To do: Print, word for word, every line from the beginning of the listing up to and including the line with "const innerH = H". Pictures are to be excluded.
### Source data ###
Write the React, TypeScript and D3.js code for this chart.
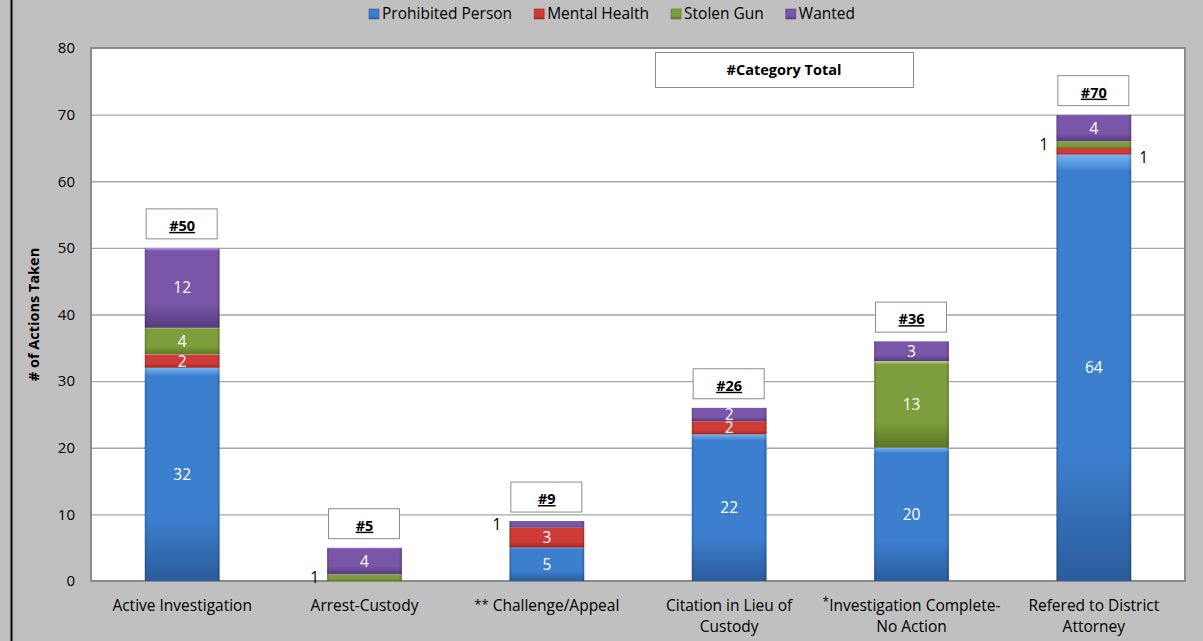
import React, { useEffect, useRef } from 'react';
import * as d3 from 'd3';

const categories = [
  'Active Investigation',
  'Arrest-Custody',
  'Challenge/Appeal',
  'Citation in Lieu of Custody',
  'Investigation Complete-No Action',
  'Refered to District Attorney',
];
// axis label lines, with optional footnote marks
const categoryLines = [
  [['', 'Active Investigation']],
  [['', 'Arrest-Custody']],
  [['**', ' Challenge/Appeal']],
  [['', 'Citation in Lieu of'], ['', 'Custody']],
  [['*', 'Investigation Complete-'], ['', 'No Action']],
  [['', 'Refered to District'], ['', 'Attorney']],
];
const seriesNames = ['Prohibited Person', 'Mental Health', 'Stolen Gun', 'Wanted'];
const prohibited = [32, 0, 5, 22, 20, 64];
const mentalHealth = [2, 0, 3, 2, 0, 1];
const stolenGun = [4, 1, 0, 0, 13, 1];
const wanted = [12, 4, 1, 2, 3, 4];
const yTicks = [0, 10, 20, 30, 40, 50, 60, 70, 80];
// small labels drawn on the right side of the bar instead of the left
const rightSideLabels = [['Refered to District Attorney', 'Mental Health']];

const palette = [
  { main: '#3c7fcf', light: '#78b4f2', dark: '#2b5c9c' },
  { main: '#cf3b37', light: '#f58a86', dark: '#9a2826' },
  { main: '#7e9d3c', light: '#c2e08a', dark: '#5b7629' },
  { main: '#7956a8', light: '#bb9ce6', dark: '#563b7d' },
];

const W = 1203;
const H = 641;

export default function App() {
  const svgRef = useRef<SVGSVGElement>(null);

  useEffect(() => {
    document.body.style.margin = '0';
    const svg = d3.select(svgRef.current);
    svg.selectAll('*').remove();

    const font = '"Open Sans", "Noto Sans", sans-serif';
    const margin = { top: 48, right: 18, bottom: 60, left: 91 };
    const innerW = W - margin.left - margin.right;
    const innerH = H - margin.top - margin.bottom;

    const rows = categories.map((c, i) => ({
      category: c,
      'Prohibited Person': prohibited[i],
      'Mental Health': mentalHealth[i],
      'Stolen Gun': stolenGun[i],
      Wanted: wanted[i],
    }));
    const stacked = d3.stack<any>().keys(seriesNames)(rows);

    const x = d3.scaleBand().domain(categories).range([0, innerW]).paddingInner(0.59).paddingOuter(0.295);
    const y = d3.scaleLinear().domain([0, 80]).range([innerH, 0]);

    // background
    svg.append('rect').attr('width', W).attr('height', H).attr('fill', '#c0c0c0');
    svg.append('line').attr('x1', 11.5).attr('x2', 11.5).attr('y1', 0).attr('y2', H)
      .attr('stroke', '#000').attr('stroke-width', 2);

    const defs = svg.append('defs');
    palette.forEach((p, i) => {
      const gr = defs.append('linearGradient').attr('id', `grad${i}`)
        .attr('x1', 0).attr('x2', 0).attr('y1', 0).attr('y2', 1);
      gr.append('stop').attr('offset', '0%').attr('stop-color', p.light);
      gr.append('stop').attr('offset', '4%').attr('stop-color', p.main);
      gr.append('stop').attr('offset', '70%').attr('stop-color', p.main);
      gr.append('stop').attr('offset', '100%').attr('stop-color', p.dark);
      const side = defs.append('linearGradient').attr('id', `side${i}`)
        .attr('x1', 0).attr('x2', 1).attr('y1', 0).attr('y2', 0);
      side.append('stop').attr('offset', '0%').attr('stop-color', '#000').attr('stop-opacity', 0.18);
      side.append('stop').attr('offset', '4%').attr('stop-color', '#000').attr('stop-opacity', 0);
      side.append('stop').attr('offset', '96%').attr('stop-color', '#000').attr('stop-opacity', 0);
      side.append('stop').attr('offset', '100%').attr('stop-color', '#000').attr('stop-opacity', 0.22);
    });

    const g = svg.append('g').attr('transform', `translate(${margin.left},${margin.top})`);

    g.append('rect').attr('width', innerW).attr('height', innerH).attr('fill', '#fff');

    // gridlines
    g.selectAll('.grid').data(yTicks.slice(1, -1)).enter().append('line')
      .attr('x1', 0).attr('x2', innerW)
      .attr('y1', d => y(d) + 0.5).attr('y2', d => y(d) + 0.5)
      .attr('stroke', '#a6a6a6').attr('stroke-width', 1.3);

    // plot border
    g.append('rect').attr('x', 0).attr('y', 0).attr('width', innerW).attr('height', innerH)
      .attr('fill', 'none').attr('stroke', '#8a8a8a').attr('stroke-width', 2);

    // y tick labels
    g.selectAll('.ytick').data(yTicks).enter().append('text')
      .attr('x', -16).attr('y', d => y(d)).attr('dy', '0.35em')
      .attr('text-anchor', 'end').attr('font-family', font).attr('font-size', 15)
      .attr('fill', '#000').text(d => d);

    // y axis title
    svg.append('text')
      .attr('transform', `translate(39,${margin.top + innerH / 2}) rotate(-90)`)
      .attr('text-anchor', 'middle').attr('font-family', font).attr('font-size', 14.5)
      .attr('font-weight', 'bold').text('# of Actions Taken');

    // bars
    stacked.forEach((layer, si) => {
      layer.forEach((seg, ci) => {
        const v = seg[1] - seg[0];
        if (v <= 0) return;
        const bx = x(categories[ci])!;
        const by = y(seg[1]);
        const bh = y(seg[0]) - y(seg[1]);
        g.append('rect').attr('x', bx).attr('y', by).attr('width', x.bandwidth()).attr('height', bh)
          .attr('fill', `url(#grad${si})`);
        g.append('rect').attr('x', bx).attr('y', by).attr('width', x.bandwidth()).attr('height', bh)
          .attr('fill', `url(#side${si})`);

        const cy = (y(seg[0]) + y(seg[1])) / 2;
        if (v >= 2) {
          g.append('text').attr('x', bx + x.bandwidth() / 2).attr('y', cy).attr('dy', '0.36em')
            .attr('text-anchor', 'middle').attr('font-family', font).attr('font-size', 15.5)
            .attr('fill', '#fff').text(v);
        } else {
          const right = rightSideLabels.some(([c, s]) => c === categories[ci] && s === seriesNames[si]);
          g.append('text')
            .attr('x', right ? bx + x.bandwidth() + 8 : bx - 8)
            .attr('y', cy + (right ? 6 : 0)).attr('dy', '0.36em')
            .attr('text-anchor', right ? 'start' : 'end').attr('font-family', font).attr('font-size', 15.5)
            .attr('fill', '#000').text(v);
        }
      });
    });

    // total boxes
    const top = stacked[stacked.length - 1];
    top.forEach((seg, ci) => {
      const cx = x(categories[ci])! + x.bandwidth() / 2;
      const by = y(seg[1]) - 9;
      g.append('rect').attr('x', cx - 36).attr('y', by - 30).attr('width', 71).attr('height', 30)
        .attr('fill', '#fff').attr('stroke', '#8c8c8c').attr('stroke-width', 1);
      g.append('text').attr('x', cx).attr('y', by - 8)
        .attr('text-anchor', 'middle').attr('font-family', font).attr('font-size', 14.5)
        .attr('font-weight', 'bold').attr('text-decoration', 'underline')
        .text(`#${seg[1]}`);
    });

    // category total legend box
    svg.append('rect').attr('x', 655.5).attr('y', 52.5).attr('width', 258).attr('height', 35)
      .attr('fill', '#fff').attr('stroke', '#8c8c8c');
    svg.append('text').attr('x', 784).attr('y', 75).attr('text-anchor', 'middle')
      .attr('font-family', font).attr('font-size', 14.5).attr('font-weight', 'bold')
      .text('#Category Total');

    // x labels
    categories.forEach((c, ci) => {
      const cx = margin.left + x(c)! + x.bandwidth() / 2;
      categoryLines[ci].forEach(([mark, txt], li) => {
        const t = svg.append('text').attr('x', cx).attr('y', margin.top + innerH + 30 + li * 21)
          .attr('text-anchor', 'middle').attr('font-family', font).attr('font-size', 15.5).attr('fill', '#000');
        if (mark) {
          t.append('tspan').attr('font-size', mark === '*' ? 12 : 13)
            .attr('baseline-shift', mark === '*' ? '40%' : '15%').text(mark);
        }
        t.append('tspan').text(txt);
      });
    });

    // legend
    const legend = svg.append('g').attr('transform', 'translate(0,14)');
    let lx = 0;
    seriesNames.forEach((name, i) => {
      const it = legend.append('g').attr('transform', `translate(${lx},0)`);
      it.append('rect').attr('x', 0).attr('y', -5).attr('width', 10).attr('height', 10)
        .attr('fill', `url(#grad${i})`).attr('stroke', palette[i].dark).attr('stroke-width', 0.6);
      const tx = it.append('text').attr('x', 13).attr('y', 0).attr('dy', '0.35em')
        .attr('font-family', font).attr('font-size', 15.5).text(name);
      const w = (tx.node() as SVGTextElement).getComputedTextLength();
      lx += 13 + w + 22;
    });
    const total = lx - 22;
    legend.attr('transform', `translate(${612 - total / 2},14)`);
  }, []);

  return <svg ref={svgRef} width={W} height={H} style={{ display: 'block' }} />;
}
###
Solution below:
Write the React, TypeScript and D3.js code for this chart.
import React, { useEffect, useRef } from 'react';
import * as d3 from 'd3';

const categories = [
  'Active Investigation',
  'Arrest-Custody',
  'Challenge/Appeal',
  'Citation in Lieu of Custody',
  'Investigation Complete-No Action',
  'Refered to District Attorney',
];
// axis label lines, with optional footnote marks
const categoryLines = [
  [['', 'Active Investigation']],
  [['', 'Arrest-Custody']],
  [['**', ' Challenge/Appeal']],
  [['', 'Citation in Lieu of'], ['', 'Custody']],
  [['*', 'Investigation Complete-'], ['', 'No Action']],
  [['', 'Refered to District'], ['', 'Attorney']],
];
const seriesNames = ['Prohibited Person', 'Mental Health', 'Stolen Gun', 'Wanted'];
const prohibited = [32, 0, 5, 22, 20, 64];
const mentalHealth = [2, 0, 3, 2, 0, 1];
const stolenGun = [4, 1, 0, 0, 13, 1];
const wanted = [12, 4, 1, 2, 3, 4];
const yTicks = [0, 10, 20, 30, 40, 50, 60, 70, 80];
// small labels drawn on the right side of the bar instead of the left
const rightSideLabels = [['Refered to District Attorney', 'Mental Health']];

const palette = [
  { main: '#3c7fcf', light: '#78b4f2', dark: '#2b5c9c' },
  { main: '#cf3b37', light: '#f58a86', dark: '#9a2826' },
  { main: '#7e9d3c', light: '#c2e08a', dark: '#5b7629' },
  { main: '#7956a8', light: '#bb9ce6', dark: '#563b7d' },
];

const W = 1203;
const H = 641;

export default function App() {
  const svgRef = useRef<SVGSVGElement>(null);

  useEffect(() => {
    document.body.style.margin = '0';
    const svg = d3.select(svgRef.current);
    svg.selectAll('*').remove();

    const font = '"Open Sans", "Noto Sans", sans-serif';
    const margin = { top: 48, right: 18, bottom: 60, left: 91 };
    const innerW = W - margin.left - margin.right;
    const innerH = H - margin.top - margin.bottom;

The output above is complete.